Peter Brady once was a Pulitzer Price winning crime reporter for the New Orleans Times-Picayune.  He wrote an investigative series that won the Pulitzer, cost his informant his life and almost cost Peter his own in the farm of alcohol.  In an act of desperation, he resigned his job in New Orleans, bought the Troy Parish Weekly Express in the town of Troy and flees to Northern Louisiana.  He hopes to escape his demons.

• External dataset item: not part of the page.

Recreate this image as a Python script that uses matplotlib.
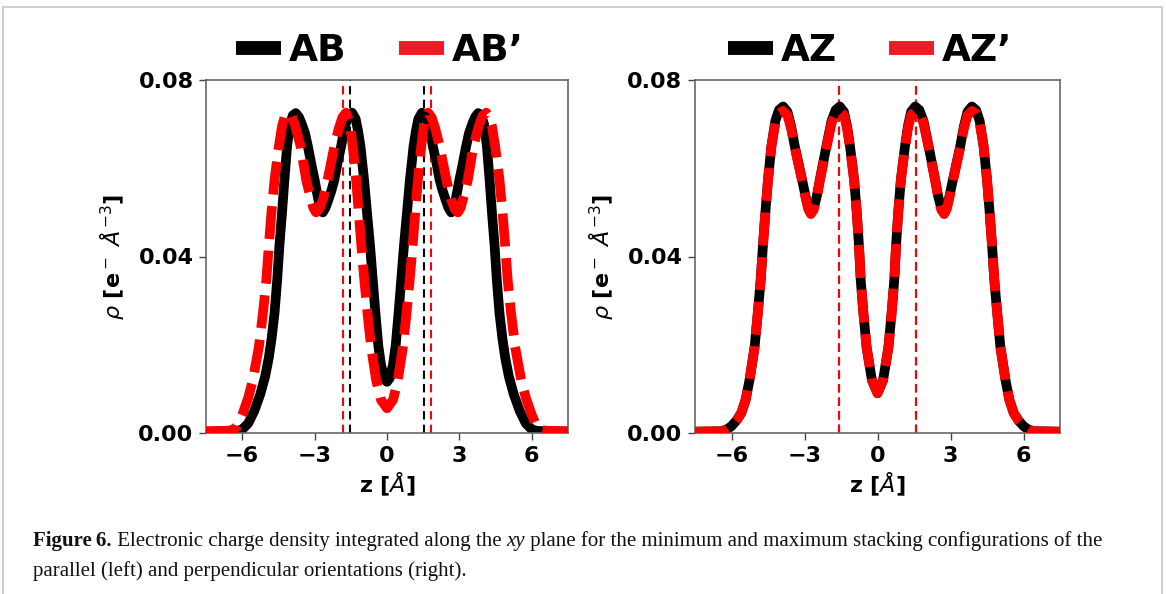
import matplotlib
matplotlib.use("Agg")
import matplotlib.pyplot as plt
from matplotlib.lines import Line2D
from matplotlib.patches import Rectangle

# ---------------- data ----------------
z_ab = [-7.5, -6.5, -6.2, -6.0, -5.75, -5.5, -5.25, -5.05, -4.9, -4.78, -4.66, -4.55, -4.46, -4.35,
        -4.25, -4.14, -4.02, -3.9, -3.78, -3.65, -3.55, -3.4, -3.28, -3.12, -3.0, -2.85, -2.75,
        -2.66, -2.55, -2.45, -2.3, -2.18, -2.05, -1.9, -1.8, -1.7, -1.58, -1.45, -1.3, -1.2, -1.1,
        -0.95, -0.83, -0.7, -0.59, -0.48, -0.36, -0.25, -0.12, 0.0,
        0.12, 0.25, 0.36, 0.48, 0.59, 0.7, 0.83, 0.95, 1.1, 1.2, 1.3, 1.45, 1.58, 1.7, 1.8, 1.9,
        2.05, 2.18, 2.3, 2.45, 2.55, 2.66, 2.75, 2.85, 3.0, 3.12, 3.28, 3.4, 3.55, 3.65, 3.78, 3.9,
        4.02, 4.14, 4.25, 4.35, 4.46, 4.55, 4.66, 4.78, 4.9, 5.05, 5.25, 5.5, 5.75, 6.0, 6.2, 6.5, 7.5]
rho_ab = [0.0003, 0.0004, 0.0005, 0.0008, 0.0022, 0.0050, 0.0088, 0.0128, 0.0170, 0.0215, 0.0272,
          0.0347, 0.0423, 0.0499, 0.0574, 0.0650, 0.0700, 0.0720, 0.0725, 0.0716, 0.0703, 0.0680,
          0.0650, 0.0605, 0.0574, 0.0530, 0.0508, 0.0500, 0.0510, 0.0525, 0.0550, 0.0574, 0.0612,
          0.0650, 0.0680, 0.0703, 0.0720, 0.0726, 0.0712, 0.0685, 0.0650, 0.0574, 0.0500, 0.0423,
          0.0347, 0.0272, 0.0198, 0.0155, 0.0125, 0.0116,
          0.0125, 0.0155, 0.0198, 0.0272, 0.0347, 0.0423, 0.0500, 0.0574, 0.0650, 0.0685, 0.0712,
          0.0726, 0.0720, 0.0703, 0.0680, 0.0650, 0.0612, 0.0574, 0.0550, 0.0525, 0.0510, 0.0500,
          0.0508, 0.0530, 0.0574, 0.0605, 0.0650, 0.0680, 0.0703, 0.0716, 0.0725, 0.0720, 0.0700,
          0.0650, 0.0574, 0.0499, 0.0423, 0.0347, 0.0272, 0.0215, 0.0170, 0.0128, 0.0088, 0.0050,
          0.0022, 0.0008, 0.0005, 0.0004, 0.0003]

z_abp = [-7.5, -6.6, -6.4, -6.2, -5.97, -5.75, -5.56, -5.31, -5.14, -5.0, -4.9, -4.79, -4.66, -4.48,
         -4.35, -4.25, -4.11, -3.95, -3.8, -3.58, -3.35, -3.2, -3.05, -2.94, -2.8, -2.65, -2.46,
         -2.18, -2.0, -1.85, -1.7, -1.55, -1.42, -1.28, -1.17, -1.06, -0.94, -0.81, -0.66, -0.45,
         -0.25, 0.0,
         0.25, 0.45, 0.66, 0.81, 0.94, 1.06, 1.17, 1.28, 1.42, 1.55, 1.7, 1.85, 2.0, 2.18, 2.46,
         2.65, 2.8, 2.94, 3.05, 3.2, 3.35, 3.58, 3.8, 3.95, 4.11, 4.25, 4.35, 4.48, 4.66, 4.79, 4.9,
         5.0, 5.14, 5.31, 5.56, 5.75, 5.97, 6.2, 6.4, 6.6, 7.5]
rho_abp = [0.0004, 0.0005, 0.0007, 0.0015, 0.0045, 0.0080, 0.0120, 0.0195, 0.0272, 0.0347, 0.0423,
           0.0499, 0.0574, 0.0650, 0.0695, 0.0715, 0.0726, 0.0718, 0.0695, 0.0650, 0.0574, 0.0540,
           0.0510, 0.0500, 0.0508, 0.0530, 0.0574, 0.0650, 0.0690, 0.0715, 0.0726, 0.0705, 0.0650,
           0.0574, 0.0499, 0.0423, 0.0347, 0.0272, 0.0195, 0.0120, 0.0075, 0.0056,
           0.0075, 0.0120, 0.0195, 0.0272, 0.0347, 0.0423, 0.0499, 0.0574, 0.0650, 0.0705, 0.0726,
           0.0715, 0.0690, 0.0650, 0.0574, 0.0530, 0.0508, 0.0500, 0.0510, 0.0540, 0.0574, 0.0650,
           0.0695, 0.0718, 0.0726, 0.0715, 0.0695, 0.0650, 0.0574, 0.0499, 0.0423, 0.0347, 0.0272,
           0.0195, 0.0120, 0.0080, 0.0045, 0.0015, 0.0007, 0.0005, 0.0004]

z_az = [-7.5, -6.42, -6.2, -6.01, -5.8, -5.6, -5.42, -5.26, -5.05, -4.92, -4.8, -4.71, -4.61, -4.5,
        -4.36, -4.2, -4.05, -3.88, -3.7, -3.55, -3.4, -3.1, -2.95, -2.85, -2.74, -2.62, -2.5,
        -2.37, -2.1, -1.89, -1.72, -1.55, -1.38, -1.25, -1.13, -0.96, -0.85, -0.76, -0.69, -0.58,
        -0.45, -0.23, 0.0,
        0.23, 0.45, 0.58, 0.69, 0.76, 0.85, 0.96, 1.13, 1.25, 1.38, 1.55, 1.72, 1.89, 2.1, 2.37,
        2.5, 2.62, 2.74, 2.85, 2.95, 3.1, 3.4, 3.55, 3.7, 3.88, 4.05, 4.2, 4.36, 4.5, 4.61, 4.71,
        4.8, 4.92, 5.05, 5.26, 5.42, 5.6, 5.8, 6.01, 6.2, 6.42, 7.5]
rho_az = [0.0003, 0.0004, 0.0008, 0.0015, 0.0028, 0.0045, 0.0075, 0.0120, 0.0195, 0.0272, 0.0347,
          0.0423, 0.0499, 0.0574, 0.0650, 0.0707, 0.0732, 0.0740, 0.0728, 0.0695, 0.0650, 0.0574,
          0.0535, 0.0512, 0.0500, 0.0510, 0.0535, 0.0574, 0.0650, 0.0707, 0.0732, 0.0740, 0.0728,
          0.0695, 0.0650, 0.0574, 0.0499, 0.0423, 0.0347, 0.0272, 0.0195, 0.0120, 0.0090,
          0.0120, 0.0195, 0.0272, 0.0347, 0.0423, 0.0499, 0.0574, 0.0650, 0.0695, 0.0728, 0.0740,
          0.0732, 0.0707, 0.0650, 0.0574, 0.0535, 0.0510, 0.0500, 0.0512, 0.0535, 0.0574, 0.0650,
          0.0695, 0.0728, 0.0740, 0.0732, 0.0707, 0.0650, 0.0574, 0.0499, 0.0423, 0.0347, 0.0272,
          0.0195, 0.0120, 0.0075, 0.0045, 0.0028, 0.0015, 0.0008, 0.0004, 0.0003]

z_azp = z_az
rho_azp = [0.0003, 0.0004, 0.0008, 0.0015, 0.0028, 0.0045, 0.0075, 0.0120, 0.0195, 0.0272, 0.0347,
           0.0423, 0.0499, 0.0574, 0.0650, 0.0702, 0.0724, 0.0730, 0.0720, 0.0690, 0.0647, 0.0572,
           0.0532, 0.0508, 0.0496, 0.0506, 0.0532, 0.0572, 0.0647, 0.0702, 0.0724, 0.0730, 0.0720,
           0.0690, 0.0647, 0.0572, 0.0498, 0.0423, 0.0347, 0.0272, 0.0195, 0.0120, 0.0090,
           0.0120, 0.0195, 0.0272, 0.0347, 0.0423, 0.0498, 0.0572, 0.0647, 0.0690, 0.0720, 0.0730,
           0.0724, 0.0702, 0.0647, 0.0572, 0.0532, 0.0506, 0.0496, 0.0508, 0.0532, 0.0572, 0.0647,
           0.0690, 0.0720, 0.0730, 0.0724, 0.0702, 0.0650, 0.0574, 0.0499, 0.0423, 0.0347, 0.0272,
           0.0195, 0.0120, 0.0075, 0.0045, 0.0028, 0.0015, 0.0008, 0.0004, 0.0003]

vlines_left_black = [-1.53, 1.53]
vlines_left_red = [-1.84, 1.84]
vlines_right = [-1.59, 1.59]

xticks = [-6, -3, 0, 3, 6]
yticks = [0.00, 0.04, 0.08]
ytick_labels = ["0.00", "0.04", "0.08"]
legend_left = ["AB", "AB\u2019"]
legend_right = ["AZ", "AZ\u2019"]

# ---------------- figure ----------------
W, H = 1166, 594
fig = plt.figure(figsize=(W / 100, H / 100), dpi=100)

# outer grey frame
fig.patches.append(Rectangle((3 / W, -0.05), (1162 - 3) / W, 1.05 - 7 / H, transform=fig.transFigure,
                             fill=False, edgecolor="#c6c6c6", linewidth=1.2))

axL = fig.add_axes([206 / W, 1 - 433 / H, 362 / W, 353 / H])
axR = fig.add_axes([695 / W, 1 - 433 / H, 365 / W, 353 / H])

LW = 7
DASH = (3.4, 1.2)

def style(ax, labels):
    ax.set_xlim(-7.5, 7.5)
    ax.set_ylim(0, 0.08)
    ax.set_xticks(xticks)
    ax.set_xticklabels(["\u22126", "\u22123", "0", "3", "6"])
    ax.set_yticks(yticks)
    ax.set_yticklabels(ytick_labels)
    for lab in ax.get_xticklabels() + ax.get_yticklabels():
        lab.set_fontweight("bold")
        lab.set_fontsize(16)
    ax.tick_params(direction="out", length=5, width=1, color="#444444", pad=4)
    for s in ax.spines.values():
        s.set_color("#666666")
        s.set_linewidth(1.2)
    ax.set_xlabel(r"z [$\AA$]", fontsize=16, fontweight="bold", labelpad=4)
    ax.set_ylabel(r"$\rho$ [e$^-$ $\AA^{-3}$]", fontsize=16, fontweight="bold", labelpad=8)
    handles = [Line2D([], [], color="black", lw=10, solid_capstyle="butt"),
               Line2D([], [], color="#ee1c25", lw=10, solid_capstyle="butt")]
    ax.legend(handles, labels, loc="lower center", bbox_to_anchor=(0.48, 1.02), ncol=2,
              frameon=False, handlelength=1.2, handletextpad=0.2, columnspacing=1.4,
              borderaxespad=0.0, borderpad=0.1,
              prop={"weight": "bold", "size": 27})

# left panel
for v in vlines_left_black:
    axL.axvline(v, color="black", lw=1.5, ls=(0, (4, 2.5)), zorder=1)
for v in vlines_left_red:
    axL.axvline(v, color="red", lw=1.5, ls=(0, (4, 2.5)), zorder=1)
axL.plot(z_ab, rho_ab, color="black", lw=LW, solid_joinstyle="round", zorder=2)
axL.plot(z_abp, rho_abp, color="red", lw=LW, ls=(0, DASH), dash_joinstyle="round", zorder=3)
style(axL, legend_left)

# right panel
for v in vlines_right:
    axR.axvline(v, color="black", lw=1.5, ls=(0, (4, 2.5)), zorder=1)
    axR.axvline(v, color="red", lw=1.5, ls=(0, (4, 2.5)), zorder=1)
axR.plot(z_az, rho_az, color="black", lw=LW, solid_joinstyle="round", zorder=2)
axR.plot(z_azp, rho_azp, color="red", lw=LW, ls=(0, DASH), dash_joinstyle="round", zorder=3)
style(axR, legend_right)

# caption
cap_font = "Liberation Serif"
cap_size = 15.0
fig.canvas.draw()
renderer = fig.canvas.get_renderer()

def put(x_px, y_px, s, **kw):
    t = fig.text(x_px / W, 1 - y_px / H, s, fontfamily=cap_font, fontsize=cap_size,
                 va="baseline", ha="left", color="#111111", **kw)
    bb = t.get_window_extent(renderer=renderer)
    return x_px + bb.width

y1, y2 = 546, 576
x = put(33, y1, "Figure\u20096.", fontweight="bold")
x = put(x, y1, " Electronic charge density integrated along the ")
x = put(x, y1, "xy", fontstyle="italic")
x = put(x, y1, " plane for the minimum and maximum stacking configurations of the")
put(33, y2, "parallel (left) and perpendicular orientations (right).")

fig.savefig("out.png", dpi=100)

Putting away the bottle permanently is almost impossible as many of us know daily.  Putting away the nightmare of seeing his informant floating dead in a swamp outside of New Orleans isn't any easier.  It doesn't help when citizens of the small town begin dying.

 

As publisher, editor and just about everything else, the pressure is on Peter Brady to keep the struggling paper alive long enough that he can start turning things around.  That job gets harder fast when Frieda MacBride, the politically connected society columnist is found dead at the local church graveyard.  Hated by nearly everyone, she knew far too much about far too many people to make the suspect list short.  Her death creates a ripple effect that sends out shock waves that touch people in many different ways and has links deep into the past.

 

The result is a complex cozy style read full of death and nuance.  Peter Brady is not a stereotype at any level though he comes from the clichéd idea of the alcoholic newspaperman.  Instead, the author, writing under the pseudonym of M. S. Karl, frequently ironically comments on the cliché.  It isn't the only cliché he dismantles but one of several while about commenting on the nature of the male/female relationship, small town politics, and religion.

 

While there are numerous deaths in the work, they are more cozy style in nature and are not graphic.  This is an atmospheric read where the reader is introduced to the style and pace of the setting long before the first killing.  As a result, characters are introduced and one gets a sense of the measured pace of the novel long before its reason for existence comes into play.  The result is a novel that pulls readers deep into the work and a read that is very good and over way too soon.

 

Unfortunately, my local library is only carrying this novel, the first of the series.  A quick internet search identified more and I will be making use of my library system's interlibrary loan procedures.  If you, like me, you can't afford to buy the books check with your library.  It's worth it.